To misquote a line from an earlier Grant Morrison epic, we didn’t know how much we’d been missing Batman & Robin until it came back. The book took a hiatus in December, for the rather flimsy reason of not spoiling the “Bruce Wayne’s Skull” fake-out, but in truth, the title had been missing in action since the middle of last year, when Philip Tan took on the rotating art duties. Such weak art is now a distant memory though, with Cameron Stewart’s pages of sufficient quality to merit an “As Good As Frank Quietly, Or Your Money Back” tag on the cover.
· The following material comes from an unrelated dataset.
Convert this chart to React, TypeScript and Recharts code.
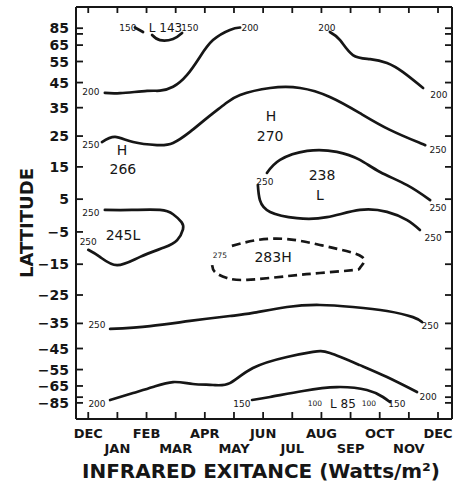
import { ComposedChart, Line, Scatter, XAxis, YAxis } from "recharts";

const INK = "#161616";
const FONT = "'DejaVu Sans', Verdana, sans-serif";

// x = months counted from December (0 .. 12), y = latitude in degrees
const MONTHS = ["DEC", "JAN", "FEB", "MAR", "APR", "MAY", "JUN", "JUL", "AUG", "SEP", "OCT", "NOV", "DEC"];
const MONTH_TICKS = [0, 1, 2, 3, 4, 5, 6, 7, 8, 9, 10, 11, 12];
const LAT_TICKS = [85, 75, 65, 55, 45, 35, 25, 15, 5, -5, -15, -25, -35, -45, -55, -65, -75, -85];
const LAT_UNLABELED = [75, -75];

// contour lines, [month, latitude]
const C150_TOP_A = [[1.6, 89], [1.88, 77.4]];
const C150_TOP_B = [[2.19, 73.7], [2.46, 68.9], [2.91, 69.9], [3.22, 76.1]];
const C200_NORTH = [
  [0.57, 40.7], [1.1, 40.6], [2.02, 41.5], [2.46, 41.6], [2.91, 43.2], [3.39, 48.4],
  [3.83, 57.5], [4.28, 68.9], [4.86, 80.8], [5.21, 89],
];
const C200_NORTHEAST = [
  [8.29, 77.4], [8.64, 68.9], [9.08, 58.6], [9.67, 56.3], [10.25, 54.2], [10.8, 49.7], [11.49, 42.7],
];
const C250_NORTH = [
  [0.47, 23.0], [0.92, 24.7], [1.54, 23.0], [2.36, 22.0], [2.91, 22.7], [3.49, 26.4], [4.07, 31.2],
  [4.69, 36.4], [5.21, 39.9], [6.24, 42.7], [7.27, 42.7], [8.29, 39.1], [9.32, 33.0], [10.35, 27.1],
  [11.38, 22.7], [11.55, 22.0],
];
const C250_LOW238_TOP = [
  [11.73, 4.7], [10.94, 9.3], [10.01, 13.4], [9.32, 17.2], [8.53, 19.8], [7.51, 20.1], [6.58, 17.2], [6.13, 13.1],
];
const C250_LOW238_BOTTOM = [
  [5.82, 9.3], [5.89, 4.7], [6.24, 1.1], [7.16, -0.8], [8.19, -0.5], [9.32, 1.7], [10.25, 1.1],
  [10.94, -1.4], [11.38, -4.4],
];
const C250_LOW245 = [
  [0.57, 1.7], [1.5, 1.7], [2.46, 1.7], [2.91, 0.4], [3.2, -2.0], [3.25, -4.2], [3.05, -7.5],
  [2.6, -9.8], [1.78, -12.7], [0.99, -15.3], [0.4, -12.7], [0.0, -10.5],
];
const C275_HIGH283 = [
  [4.93, -9.3], [5.79, -7.5], [6.82, -7.2], [7.95, -9.0], [8.98, -11.2], [9.39, -12.7], [9.46, -14.3],
  [9.32, -16.2], [9.08, -16.9], [7.95, -17.8], [6.82, -18.8], [5.45, -20.0], [4.76, -19.4],
  [4.35, -17.5], [4.25, -15.3],
];
const C250_SOUTH = [
  [0.75, -37.1], [2.12, -36.0], [3.49, -34.1], [4.86, -32.3], [5.65, -31.2], [6.82, -29.1],
  [7.95, -28.4], [9.08, -29.1], [10.25, -30.5], [11.14, -32.7], [11.45, -34.5],
];
const C200_SOUTH = [
  [0.75, -78.8], [1.54, -70.7], [2.22, -65.8], [2.91, -62.3], [3.59, -63.6], [4.28, -64.3],
  [4.86, -63.0], [5.65, -54.2], [6.82, -48.8], [7.71, -46.5], [8.29, -47.0], [9.32, -52.7],
  [10.25, -59.2], [11.28, -69.8],
];
const C150_SOUTH = [
  [5.62, -78.8], [6.24, -74.8], [7.37, -68.9], [8.53, -65.8], [9.56, -68.1], [10.11, -74.8], [10.35, -82.7],
];

// contour values and centre labels
const LABELS = [
  { m: 1.36, lat: 90, text: "150", kind: "v" },
  { m: 2.65, lat: 85.6, text: "L 143", kind: "m" },
  { m: 3.49, lat: 90, text: "150", kind: "v" },
  { m: 5.55, lat: 90, text: "200", kind: "v" },
  { m: 8.19, lat: 90, text: "200", kind: "v" },
  { m: 0.09, lat: 41.1, text: "200", kind: "v" },
  { m: 12.03, lat: 39.9, text: "200", kind: "v" },
  { m: 0.09, lat: 22.0, text: "250", kind: "v" },
  { m: 12.0, lat: 20.4, text: "250", kind: "v" },
  { m: 6.06, lat: 10.3, text: "250", kind: "v" },
  { m: 12.0, lat: 2.3, text: "250", kind: "v" },
  { m: 11.83, lat: -6.8, text: "250", kind: "v" },
  { m: 0.09, lat: 0.8, text: "250", kind: "v" },
  { m: 0.0, lat: -8.1, text: "250", kind: "v" },
  { m: 4.52, lat: -12.1, text: "275", kind: "s" },
  { m: 0.3, lat: -35.6, text: "250", kind: "v" },
  { m: 11.73, lat: -36.0, text: "250", kind: "v" },
  { m: 0.3, lat: -90, text: "200", kind: "v" },
  { m: 11.66, lat: -74.8, text: "200", kind: "v" },
  { m: 5.27, lat: -90, text: "150", kind: "v" },
  { m: 7.78, lat: -90, text: "100", kind: "s" },
  { m: 8.74, lat: -90, text: "L 85", kind: "m" },
  { m: 9.63, lat: -90, text: "100", kind: "s" },
  { m: 10.59, lat: -90, text: "150", kind: "v" },
  { m: 1.16, lat: 20.4, text: "H", kind: "c" },
  { m: 1.19, lat: 14.3, text: "266", kind: "c" },
  { m: 6.27, lat: 31.9, text: "H", kind: "c" },
  { m: 6.24, lat: 25.0, text: "270", kind: "c" },
  { m: 8.02, lat: 12.5, text: "238", kind: "c" },
  { m: 7.95, lat: 6.3, text: "L", kind: "c" },
  { m: 1.19, lat: -6.0, text: "245L", kind: "c" },
  { m: 6.34, lat: -12.7, text: "283H", kind: "c" },
];

// the latitude axis is area weighted (sine of latitude)
const sinLat = (lat: number) => Math.sin((Math.max(-90, Math.min(90, lat)) * Math.PI) / 180);
const pts = (arr: number[][]) => arr.map(([m, lat]) => ({ m, y: sinLat(lat) }));
const labelPts = LABELS.map((l) => ({ m: l.m, y: sinLat(l.lat), text: l.text, kind: l.kind }));

const X_DOMAIN = [-0.42, 12.48];
const Y_DOMAIN = [-1.082, 1.109];
const SIZES: Record<string, number> = { v: 9, s: 7.5, m: 12, c: 14 };

function LatTick({ x, y, payload, side }: any) {
  const lat = Math.round((Math.asin(payload.value) * 180) / Math.PI);
  const dir = side === "left" ? 1 : -1;
  return (
    <g>
      <line x1={x} y1={y} x2={x + dir * 7} y2={y} stroke={INK} strokeWidth={1.8} />
      {side === "left" && !LAT_UNLABELED.includes(lat) && (
        <text x={x - 7} y={y} dy="0.36em" textAnchor="end" fontFamily={FONT} fontWeight="bold" fontSize={14} fill={INK}>
          {lat < 0 ? `\u2212${-lat}` : lat}
        </text>
      )}
    </g>
  );
}

function MonthTick({ x, y, payload, side }: any) {
  const i = Math.round(payload.value);
  if (side === "top") return <line x1={x} y1={y} x2={x} y2={y + 6} stroke={INK} strokeWidth={1.8} />;
  return (
    <g>
      <line x1={x} y1={y} x2={x} y2={y - 7} stroke={INK} strokeWidth={1.8} />
      <text x={x} y={y + (i % 2 ? 34 : 19)} textAnchor="middle" fontFamily={FONT} fontWeight="bold" fontSize={13} fill={INK}>
        {MONTHS[i]}
      </text>
    </g>
  );
}

function ContourLabel({ cx, cy, payload }: any) {
  return (
    <text x={cx} y={cy} dy="0.36em" textAnchor="middle" fontFamily={FONT} fontSize={SIZES[payload.kind]} fill={INK}>
      {payload.text}
    </text>
  );
}

const lineProps = {
  type: "natural" as const,
  dataKey: "y",
  stroke: INK,
  strokeWidth: 2.7,
  dot: false,
  activeDot: false,
  isAnimationActive: false,
  strokeLinecap: "round" as const,
};

export default function App() {
  return (
    <div style={{ position: "absolute", left: 0, top: 0, background: "#fff" }}>
      <ComposedChart width={456} height={487} margin={{ top: 0, right: 0, bottom: 0, left: 0 }}>
        <XAxis
          dataKey="m" type="number" domain={X_DOMAIN} allowDataOverflow ticks={MONTH_TICKS} interval={0}
          height={68} tickSize={0} tickMargin={0} axisLine={{ stroke: INK, strokeWidth: 2 }} tickLine={false}
          tick={<MonthTick side="bottom" />}
          label={() => (
            <text x={261} y={478} textAnchor="middle" fontFamily={FONT} fontWeight="bold" fontSize={20} fill={INK} textLength={358}>
              INFRARED EXITANCE (Watts/m²)
            </text>
          )}
        />
        <XAxis
          xAxisId="top" orientation="top" dataKey="m" type="number" domain={X_DOMAIN} allowDataOverflow
          ticks={MONTH_TICKS} interval={0} height={7} tickSize={0} tickMargin={0}
          axisLine={{ stroke: INK, strokeWidth: 2 }} tickLine={false} tick={<MonthTick side="top" />}
        />
        <YAxis
          dataKey="y" type="number" domain={Y_DOMAIN} allowDataOverflow ticks={LAT_TICKS.map(sinLat)} interval={0}
          width={76} tickSize={0} tickMargin={0} axisLine={{ stroke: INK, strokeWidth: 2 }} tickLine={false}
          tick={<LatTick side="left" />}
          label={() => (
            <text x={33} y={223} transform="rotate(-90 33 223)" textAnchor="middle" fontFamily={FONT} fontWeight="bold" fontSize={18} fill={INK} textLength={110}>
              LATTITUDE
            </text>
          )}
        />
        <YAxis
          yAxisId="right" orientation="right" dataKey="y" type="number" domain={Y_DOMAIN} allowDataOverflow
          ticks={LAT_TICKS.map(sinLat)} interval={0} width={4} tickSize={0} tickMargin={0}
          axisLine={{ stroke: INK, strokeWidth: 2 }} tickLine={false} tick={<LatTick side="right" />}
        />

        <Line {...lineProps} data={pts(C150_TOP_A)} />
        <Line {...lineProps} data={pts(C150_TOP_B)} />
        <Line {...lineProps} data={pts(C200_NORTH)} />
        <Line {...lineProps} data={pts(C200_NORTHEAST)} />
        <Line {...lineProps} data={pts(C250_NORTH)} />
        <Line {...lineProps} data={pts(C250_LOW238_TOP)} />
        <Line {...lineProps} data={pts(C250_LOW238_BOTTOM)} />
        <Line {...lineProps} data={pts(C250_LOW245)} />
        <Line {...lineProps} data={pts(C275_HIGH283)} strokeDasharray="9 5" strokeLinecap="butt" />
        <Line {...lineProps} data={pts(C250_SOUTH)} />
        <Line {...lineProps} data={pts(C200_SOUTH)} />
        <Line {...lineProps} data={pts(C150_SOUTH)} />

        <Scatter data={labelPts} dataKey="y" shape={<ContourLabel />} isAnimationActive={false} />
      </ComposedChart>
    </div>
  );
}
After being blind sided by Jason Todd, Dick Grayson is in the mood for taking the initiative. Recognising that the madness he presides over will continue until the steadying presence of Bruce Wayne returns, he ropes in a familiar pair of allies to help his desperate attempt to restore the usual status quo. There’s something of a departure from the first two arcs of the series, where Grayson wore his emotions on his sleeve. Here, unusually never emerging from the cowl, his desperation and recklessness are conveyed in the plot of the story, rather than the usual soliloquies. Morrison’s decision to jump right into the action, following Grayson as he saves London from a not-fully-explained threat, adds to the mood, with the feeling growing that the new Batman is merely spinning plates. While the light-hearted caped crusader is now a comfortable mask for the former acrobat, his doubts about his ability to take charge of the situation provide a compelling narrative drive.
Despite the publicity for the appearance of Batwoman in the pages, with Morrison making a pointed comment on the frequency with which the modern character ends up fulfilling her 1950s narrative role of a damsel in distress, it’s Britain’s resident crime fighters which steal the show. The writer has commented on his policy of adding something new to the world of the Knight and the Squire every time he uses them, but here he excels himself, providing a complete rogues’ gallery for the duo. Taking English folk traditions in the same way that the Batman franchise draws upon American, the book gives a glimpse into a scenario that feels instantly right. There’s even time for an extremely obscure Spike Miligan reference in the dialogue attributed to old King Coal’s henchmen. It’s a dazzling display.